Par ailleurs, usant de procédés de mise en abîme, l'auteur déroule parallèlement au récit de la descente aux enfers de son "héros", un deuxième fil qu'il tresse avec le précédent tout au long du roman. Il s'agit d'une relation épistolaire que Mo Yan lui-même entretient avec un certain Li Yidou, docteur ès alcool (Jiuguo s'avérant un haut lieu d'enseignement des technologies de distillation et d'assemblage de l'alcool). Ce personnage, souhaitant se consacrer à une carrière littéraire, s'impose en disciple du maître et va lui soumettre ses "romans" tout en sollicitant son aide pour leur publication. Ainsi, chaque chapitre alterne un épisode du roman de Mo Yan en cours d'écriture, un échange de lettres et un récit censé être de la plume de Li Yidou. Ces récits plus ou moins indépendants les uns des autres, qui donnent, entre autres, tantôt corps à la thèse du trafic d'enfants, tantôt exaltent les vertus de l'alcool interfèrent souvent avec le récit principal. Que leurs univers se recoupent ou mettent en scène des personnages communs (le nain patron de l'auberge ou le jeune homme au corps couvert d'écailles par exemple), il en résulte plusieurs niveaux de récit mêlant habilement fiction et réalité dans lesquels tendent à se noyer les véritables intentions de l'auteur.
Le dernier chapitre renouera les deux fils narratifs par la rencontre de Li Yidou et de Mo Yan, ce dernier jouant à la fois sur l'autodérision et le dédoublement pour mieux brouiller les pistes.

Bilan de lecture en ce qui me concerne: une perception extrêmement contrastée de ce roman.
D'un côté, on ne peut nier la fertilité époustouflante de l'imagination de l'auteur, la dynamique étourdissante qu'il imprime à son roman, la facilité déconcertante avec laquelle il semble évoluer dans sa création. Il y a là-dedans de l'ironie, de l'espièglerie, mais aussi quelques propos incisifs noyés dans une richesse métaphorique, une symbolique de certains personnages, qui posent d'ailleurs parfois question. On y trouve des morceaux de bravoure éblouissants et jouissifs (cf. le début du chapitre 2). L'œuvre est originale et foisonnante; je n'en ai pas livré tous les aspects notamment tout ce qui a trait au martyre des ânes: Mo Yan fait souvent référence dans ses ouvrages aux pratiques cruelles envers les animaux.

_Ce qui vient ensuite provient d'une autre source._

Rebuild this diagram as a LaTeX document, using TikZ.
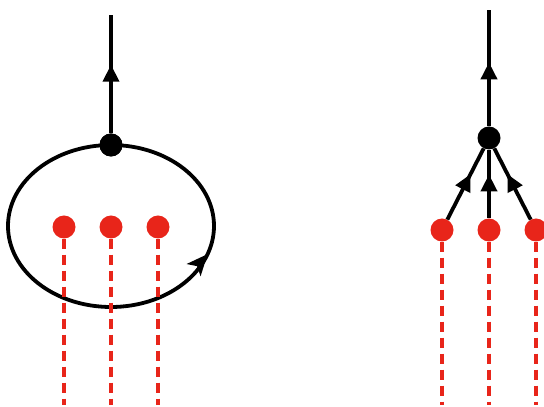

D'un autre côté, l'œuvre souffre à mon sens de certains excès. Le lecteur (et pas seulement la censure de l'époque) risque, comme moi, de se retrouver un peu perdu dans ces jeux de miroirs. La structure répétitive des chapitres finit par devenir lourde et lasser. Certains passages (notamment attribués à Li Yidou) m'ont profondément ennuyée, d'autres un peu trop délirants pour moi m'ont laissée sur la rive. Je n'ai guère apprécié certains aspects crus et peu ragoûtants même s'ils sont vraisemblablement destinés à illustrer l'état de décomposition et d'abjection de la société et l'impuissance vis à vis de cette situation.

Bref, chacun réagira avec sa propre sensibilité mais ce n'est sûrement pas le genre d'œuvre susceptible de faire consensus. Je ne la conseillerai donc pas à quiconque n'aurait pas encore abordé Mo Yan.